I started off by posting a series of comments scattered all over the page, but I thought I should sum them up in a standalone answer.
Generally speaking, there have been similar shifts in many other languages. And they are even happening right now as we speak.
But first things first. Since you mentioned Slavic languages, as the most obvious example, in Old Church Slavonic, an o was an o. In contemporary Russian, it can be anything from a schwa to an ʌ to an ɔ, depending on the position relative to the stressed syllable (e.g. молоко, milk, /məɫɐˈko/ or /məlʌˈkɔ/; водоворот, swirl, /vədəvʌˈro̞t/). Also, in Old Church Slavonic, there were a number of nasal sounds, which are absent in pretty much all contemporary Slavic languages with the notable exception of Polish.
Secondly, don't get me started on German. If you don't know how to correctly pronounce Soest, Troisdorf, Huonker, Pankow, Laermann, Hueck, you will pronounce them wrong. It happens to native German speakers all the time.
Speaking of Germanic languages, the most notable vowel shifts happened in German and Dutch (Wikipedia even mentions them in the article on the Great Vowel Shift). It's just that there was at least some concerted effort to keep the spelling consistent with the (changing) pronunciation. The pronunciation shifts were accompanied by spelling shifts, if you will. Hence the popular but wrong assumption that there weren't pronunciation shifts to begin with.
In other words, what made the pronunciation stray so far from spelling in English was not the Great Vowel Shift; it was the absence of the accompanying Great Spelling Update.
Now, it's always a bit harder to explain the absence of something rather than its presence, though one of the other answers does provide an interesting link. On a more general note, I will say that spelling reforms are the domain of politicians, one of the most prominent and recent examples being the German orthography reform of 1996, kicked off by the Conference of Ministers of Culture and later monitored by the International Commission for German Orthography. English, however, traditionally lacks such regulatory bodies.
Anyhow, vowel shifts happen all the time, especially on the dialect level. Now that I have zeroed in on German, I'll just take Bavarian as an example. In Bavarian, viel is not pronounced as /fiːl/ and ein Haufen is not pronounced /aɪ̯n ˈhaʊ̯fm̩/. But again, there is some effort to keep the spelling consistent with the pronunciation, so if you came up with the crazy idea to write a Wikipedia in Bavarian, you would spell viel as vui, vei, vii or fui, and ein Haufen as a Haufa, to reflect the actual pronunciation. And there are also Wikipedias in Ripuarian, Plattdeutsch, Alemannic... It's hard to imagine, say, standalone Australian, Canadian or Texan Wikipedias where the spelling mirrors the local dialect in such a manner.

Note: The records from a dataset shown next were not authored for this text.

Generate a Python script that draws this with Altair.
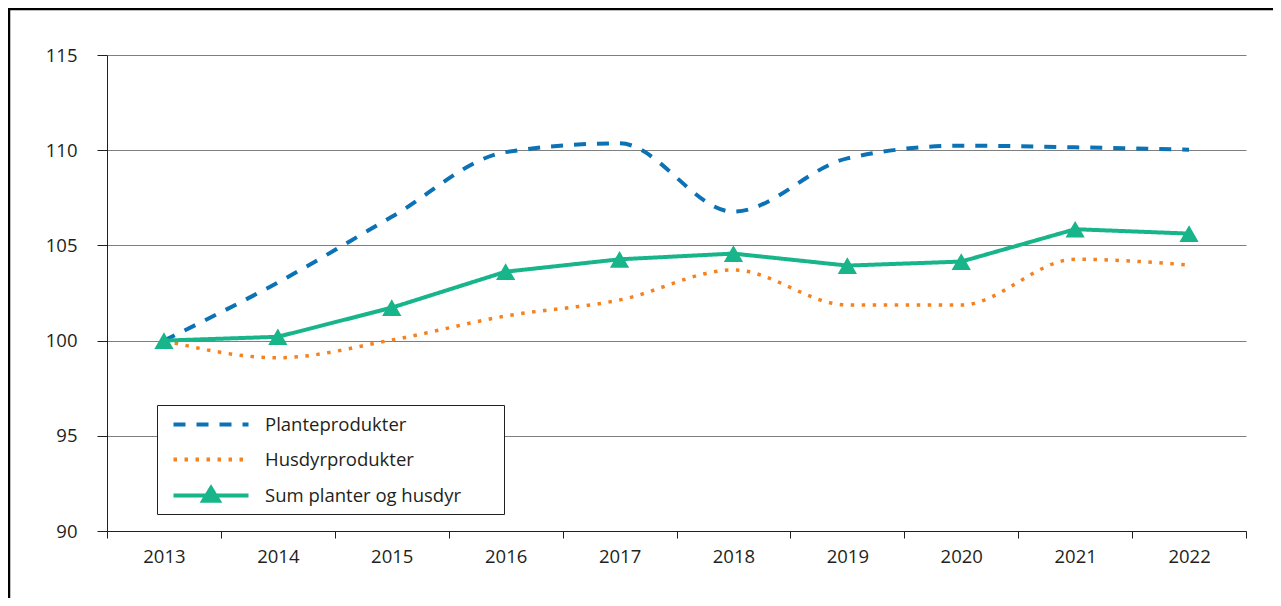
import altair as alt
import pandas as pd

years = ["2013", "2014", "2015", "2016", "2017", "2018", "2019", "2020", "2021", "2022"]
planteprodukter = [100.0, 103.05, 106.5, 109.9, 110.36, 106.77, 109.57, 110.24, 110.15, 110.03]
husdyrprodukter = [100.0, 99.1, 100.03, 101.29, 102.13, 103.71, 101.87, 101.87, 104.27, 103.97]
sum_planter_husdyr = [100.0, 100.2, 101.73, 103.62, 104.27, 104.57, 103.94, 104.15, 105.85, 105.62]
series = ["Planteprodukter", "Husdyrprodukter", "Sum planter og husdyr"]
colors = ["#0b72b5", "#f5821f", "#18b48a"]
dashes = [[12, 11], [3.5, 7.5], [1, 0]]
legend_shapes = ["M0,0H6", "M0,0H6", "M0,0H6M2.38,0.42L3,-0.6L3.62,0.42Z"]
y_ticks = [90, 95, 100, 105, 110, 115]

FONT = "Open Sans"
TEXT = "#231f20"


def frame(name, vals):
    return pd.DataFrame({"year": years, "series": name, "value": vals})


df_p = frame(series[0], planteprodukter)
df_h = frame(series[1], husdyrprodukter)
df_s = frame(series[2], sum_planter_husdyr)
df_all = pd.concat([df_p, df_h, df_s])


def legend():
    return alt.Legend(
        title=".", titleOrient="right", titleColor="white", titleFontSize=4, titlePadding=36,
        orient="none", legendX=50, legendY=350, padding=5,
        strokeColor=TEXT, fillColor="white", symbolSize=625, symbolStrokeWidth=4,
        symbolOffset=-3, labelOffset=77, labelFont=FONT, labelFontSize=18.5,
        labelColor=TEXT, rowPadding=11, symbolOpacity=1, labelLimit=0,
    )


x = alt.X(
    "year:O", bandPosition=0.5,
    scale=alt.Scale(type="band", paddingInner=0, paddingOuter=0),
    axis=alt.Axis(title=None, labelAngle=0, tickBand="extent", tickSize=7, labelPadding=9,
                  domainColor=TEXT, tickColor=TEXT, labelColor=TEXT, labelFont=FONT,
                  labelFontSize=18.5, grid=False),
)
y = alt.Y(
    "value:Q", scale=alt.Scale(domain=[90, 115], nice=False, zero=False),
    axis=alt.Axis(title=None, values=y_ticks, grid=True, gridColor="#7f7f7f", gridWidth=1,
                  tickSize=10, labelPadding=20, domainColor=TEXT, tickColor=TEXT,
                  labelColor=TEXT, labelFont=FONT, labelFontSize=18.5),
)
color = alt.Color("series:N", scale=alt.Scale(domain=series, range=colors), legend=legend())
dash = alt.StrokeDash("series:N", scale=alt.Scale(domain=series, range=dashes), legend=legend())
shape = alt.Shape("series:N", scale=alt.Scale(domain=series, range=legend_shapes), legend=legend())

one = pd.DataFrame({"k": [0]})
border_left = alt.Chart(one).mark_rule(color="#000000", strokeWidth=2.5).encode(
    x=alt.value(-98), y=alt.value(-46), y2=alt.value(600))
border_top = alt.Chart(one).mark_rule(color="#000000", strokeWidth=2.5).encode(
    x=alt.value(-99), x2=alt.value(1300), y=alt.value(-46))

line_p = alt.Chart(df_p).mark_line(interpolate="monotone", strokeWidth=4).encode(
    x=x, y=y, color=color, strokeDash=dash)
line_h = alt.Chart(df_h).mark_line(interpolate="monotone", strokeWidth=3.5).encode(
    x=x, y=y, color=color, strokeDash=dash)
line_s = alt.Chart(df_s).mark_line(strokeWidth=4).encode(
    x=x, y=y, color=color, strokeDash=dash)
tri = alt.Chart(df_s).mark_point(shape="triangle-up", filled=True, size=370, opacity=1).encode(
    x=x, y=y, color=alt.value(colors[2]))
legend_helper = alt.Chart(df_all).mark_point(filled=True, size=0, opacity=0).encode(
    x=x, y=y, color=color, shape=shape)

chart = alt.layer(
    line_p, line_h, line_s, tri, legend_helper, border_left, border_top
).properties(
    width=1139, height=476,
    padding={"left": 99, "top": 47, "right": 27, "bottom": 67},
    autosize=alt.AutoSizeParams(type="none"),
).configure_view(stroke=None)

chart.save("out.html", embed_options={"renderer": "svg", "actions": False})
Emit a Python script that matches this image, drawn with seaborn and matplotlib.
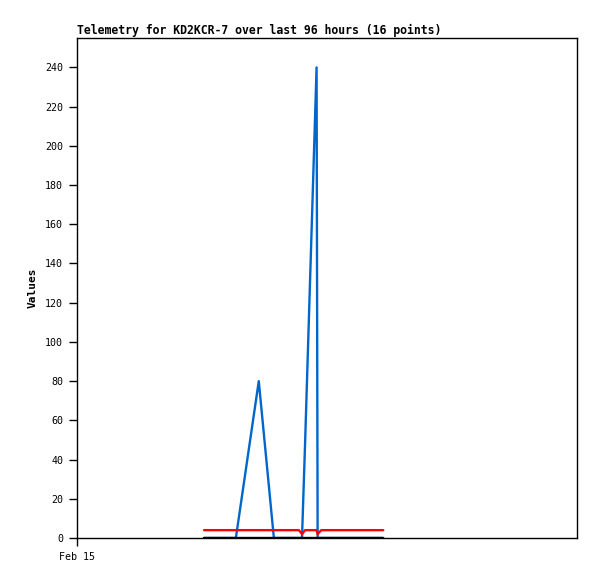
import pandas as pd
import numpy as np
import matplotlib.pyplot as plt
import seaborn as sns

# telemetry samples, hours after Feb 15 00:00
hours = [24.4, 27.5, 30.5, 34.9, 37.8, 40.9, 42.6, 43.2, 43.8,
         46.0, 46.2, 46.9, 50.5, 53.4, 56.3, 58.8]
ch_blue = [0, 0, 0, 80, 0, 0, 0, 0, 49, 240, 0, 0, 0, 0, 0, 0]
ch_red = [4, 4, 4, 4, 4, 4, 4, 2, 4, 4, 2, 4, 4, 4, 4, 4]
ch_black = [0] * 16

tick_pos = [0]
tick_labels = ["Feb 15"]

df = pd.concat([
    pd.DataFrame({"hour": hours, "value": ch_blue, "channel": "A1"}),
    pd.DataFrame({"hour": hours, "value": ch_red, "channel": "A2"}),
    pd.DataFrame({"hour": hours, "value": ch_black, "channel": "A3"}),
])

sns.set_theme(style="white")
plt.rcParams["font.family"] = ["DejaVu Sans Mono"]
plt.rcParams["text.color"] = "black"
plt.rcParams["xtick.color"] = "black"
plt.rcParams["ytick.color"] = "black"
plt.rcParams["axes.labelcolor"] = "black"

fig = plt.figure(figsize=(5.97, 5.79), dpi=100)
ax = fig.add_axes([77 / 597, 1 - 538 / 579, 500 / 597, 500 / 579])

sns.lineplot(data=df, x="hour", y="value", hue="channel",
             palette={"A1": "#0066CC", "A2": "#FF0000", "A3": "#000000"},
             linewidth=1.7, legend=False, ax=ax)

ax.set_xlim(0, 96)
ax.set_ylim(0, 255)
ax.set_yticks(range(0, 241, 20))
ax.set_xticks(tick_pos)
ax.set_xticklabels(tick_labels)
ax.tick_params(axis="both", direction="out", length=6, width=1, color="black",
               labelsize=7.2, bottom=True, left=True, pad=4)
ax.set_xlabel("")
ax.set_ylabel("Values", fontsize=8, fontweight="bold", labelpad=5)
ax.set_title("Telemetry for KD2KCR-7 over last 96 hours (16 points)",
             loc="left", fontsize=8.3, fontweight="bold", pad=3)
for s in ax.spines.values():
    s.set_color("black")
    s.set_linewidth(1)

plt.savefig("out.png", dpi=100)
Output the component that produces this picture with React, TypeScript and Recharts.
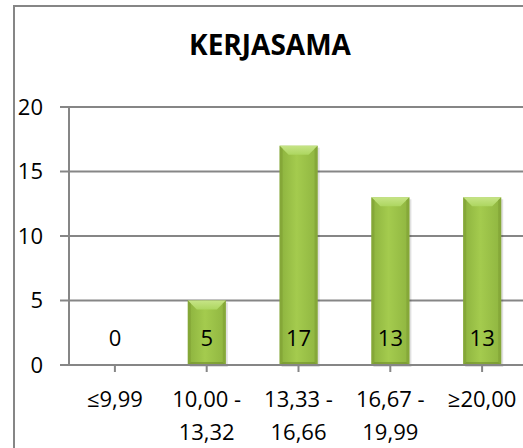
import { BarChart, Bar, XAxis, YAxis, CartesianGrid, LabelList } from 'recharts';

const categories = ['≤9,99', '10,00 -\n13,32', '13,33 -\n16,66', '16,67 -\n19,99', '≥20,00'];
const counts = [0, 5, 17, 13, 13];
const yTicks = [0, 5, 10, 15, 20];

const data = categories.map((name, i) => ({ name, value: counts[i] }));

const FONT = '"Open Sans", sans-serif';
const GRID = '#868686';

function BevelBar(props: any) {
  const { x, y, width, height } = props;
  if (!height || height <= 0) return null;
  const b = Math.min(9, height / 2);
  return (
    <g>
      <rect x={x + 2} y={y + 2} width={width} height={height} fill="#000" opacity={0.12} />
      <rect x={x} y={y} width={width} height={height} fill="url(#barFill)" />
      <polygon
        points={`${x},${y} ${x + width},${y} ${x + width - b},${y + b} ${x + b},${y + b}`}
        fill="url(#topFill)"
      />
      <polygon
        points={`${x},${y} ${x + 3},${y + 3} ${x + 3},${y + height - 3} ${x},${y + height}`}
        fill="#7e9f33"
        opacity={0.6}
      />
      <polygon
        points={`${x + width},${y} ${x + width - 3},${y + 3} ${x + width - 3},${y + height - 3} ${x + width},${y + height}`}
        fill="#7e9f33"
        opacity={0.6}
      />
      <polygon
        points={`${x},${y + height} ${x + 3},${y + height - 3} ${x + width - 3},${y + height - 3} ${x + width},${y + height}`}
        fill="#6f8d2c"
        opacity={0.6}
      />
    </g>
  );
}

function CategoryTick(props: any) {
  const { x, y, payload } = props;
  const lines = String(payload.value).split('\n');
  return (
    <text x={x} y={y} textAnchor="middle" fontFamily={FONT} fontSize={22} fill="#000">
      {lines.map((line, i) => (
        <tspan key={i} x={x} y={y + 33 + i * 33}>
          {line}
        </tspan>
      ))}
    </text>
  );
}

function ValueLabel(props: any) {
  const { x, y, width, height, value } = props;
  return (
    <text
      x={x + width / 2}
      y={y + height - 19}
      textAnchor="middle"
      fontFamily={FONT}
      fontSize={22}
      fill="#000"
    >
      {value}
    </text>
  );
}

export default function App() {
  return (
    <div
      style={{
        position: 'absolute',
        left: 0,
        top: 0,
        width: 523,
        height: 448,
        overflow: 'hidden',
        background: '#fff',
      }}
    >
      <div
        style={{
          position: 'absolute',
          left: 13,
          top: 5,
          width: 700,
          height: 700,
          border: `2px solid ${GRID}`,
          boxSizing: 'border-box',
        }}
      />
      <div
        style={{
          position: 'absolute',
          left: 0,
          width: 540,
          top: 30,
          textAlign: 'center',
          fontFamily: FONT,
          fontWeight: 700,
          fontSize: 28,
          lineHeight: 1,
          color: '#000',
        }}
      >
        KERJASAMA
      </div>
      <div style={{ position: 'absolute', left: 0, top: 0 }}>
        <BarChart
          width={560}
          height={448}
          data={data}
          margin={{ top: 107, right: 32, left: 9, bottom: 23 }}
          barSize={38}
        >
          <defs>
            <linearGradient id="barFill" x1="0" y1="0" x2="1" y2="0">
              <stop offset="0%" stopColor="#8cb23e" />
              <stop offset="45%" stopColor="#a4cb4e" />
              <stop offset="100%" stopColor="#8fb540" />
            </linearGradient>
            <linearGradient id="topFill" x1="0" y1="0" x2="0" y2="1">
              <stop offset="0%" stopColor="#c6e486" />
              <stop offset="100%" stopColor="#add660" />
            </linearGradient>
          </defs>
          <CartesianGrid vertical={false} stroke={GRID} strokeWidth={2} />
          <XAxis
            dataKey="name"
            interval={0}
            height={60}
            axisLine={{ stroke: GRID, strokeWidth: 2 }}
            tickLine={{ stroke: GRID, strokeWidth: 2 }}
            tickSize={7}
            tick={<CategoryTick />}
          />
          <YAxis
            width={60}
            domain={[0, 20]}
            ticks={yTicks}
            interval={0}
            axisLine={{ stroke: GRID, strokeWidth: 2 }}
            tickLine={{ stroke: GRID, strokeWidth: 2 }}
            tickSize={9}
            tickMargin={17}
            tick={{ fontFamily: FONT, fontSize: 22, fill: '#000' }}
          />
          <Bar dataKey="value" shape={<BevelBar />} isAnimationActive={false}>
            <LabelList dataKey="value" content={<ValueLabel />} />
          </Bar>
        </BarChart>
      </div>
    </div>
  );
}
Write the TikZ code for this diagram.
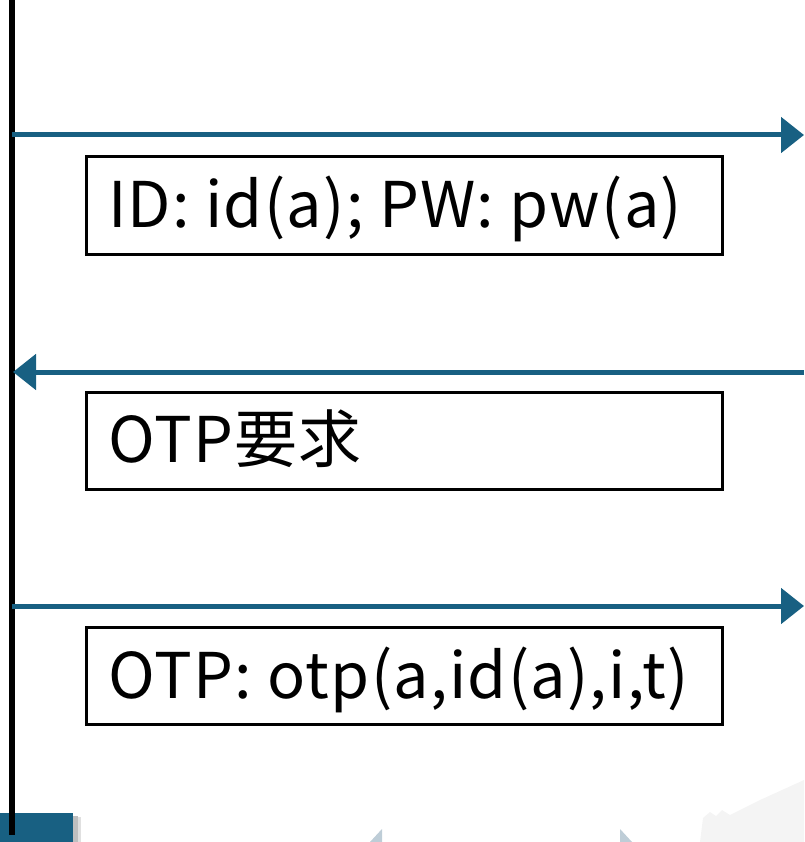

I guess I can sum these ramblings up as follows: vowel shifts happen all the time. Spelling conventions are a question of politics and culture.
Except for words imported from non-Latin/Germanic languages, words with ortography matching the following regular expression will have the matching part realized as /er/: *a[ei]r[iey]*
provided that the matching syllable has the word-stress.
In the "Shorter Oxford English Dictionary" (BrE pronunciations) the expression matches over 450 headwords (including false positives where "a" is not in a stressed syllable) with only a couple exceptions, like "Bohairic" (via Arabian), "dairi" (via Japanese), "etaerio" (From Greek via French; exception to the non-Latin precondition). In the cases that I investigated Merriam-Webster's Collegiate was also providing the phoneme /e/ for the syllable that includes the letter "a".
It appears that if the consonant was not "r" then the realization would be most often /ei/ (as in "tale", "calix", "agave" (BrE), "baby","navy", "zamia") but the "r" reduces that to the less heavy /e/. The rise is likely related to the stressed syllable being open.
There exist other examples, with all requiring that the 'a' be in a stressed syllable but there appear to be more exceptions than matches in the cases that I investigated ("scarus", "marum", "larum", "garum", --> /e/ but most other matches are a false positive).
This observation mostly matches the first comment of Janus Bahs Jacquet but strengthens the conditions for the raise to happen. Will be glad to revise if someone is able to provide a condition that provides a higher accuracy.
Best Answer
It's not causal at all. Spelling does not cause pronunciation. The reverse can occasionally occur, but not often, and certainly not regularly.
Some facts:
Modern English spelling has very little to do with Modern English pronunciation.
Don't expect it to.
Modern English (ca 1600 - pres) doesn't have distinct long and short vowels.
Middle English (ca 1200 - 1600) did have distinct long and short vowels.
The Great Vowel Shift occurred between Middle and Modern English.
The Great Vowel Shift applied only to Middle English long vowels.
The Great Vowel Shift changed long vowels to other vowels in Modern English.
English spelling was fixed before the Great Vowel Shift, and before final E's went silent.
The result is that the pronunciation of an English word cannot be determined from its spelling.
Sorry about that, but if you invest in a copy of Kenyon and Knott, you can look it up.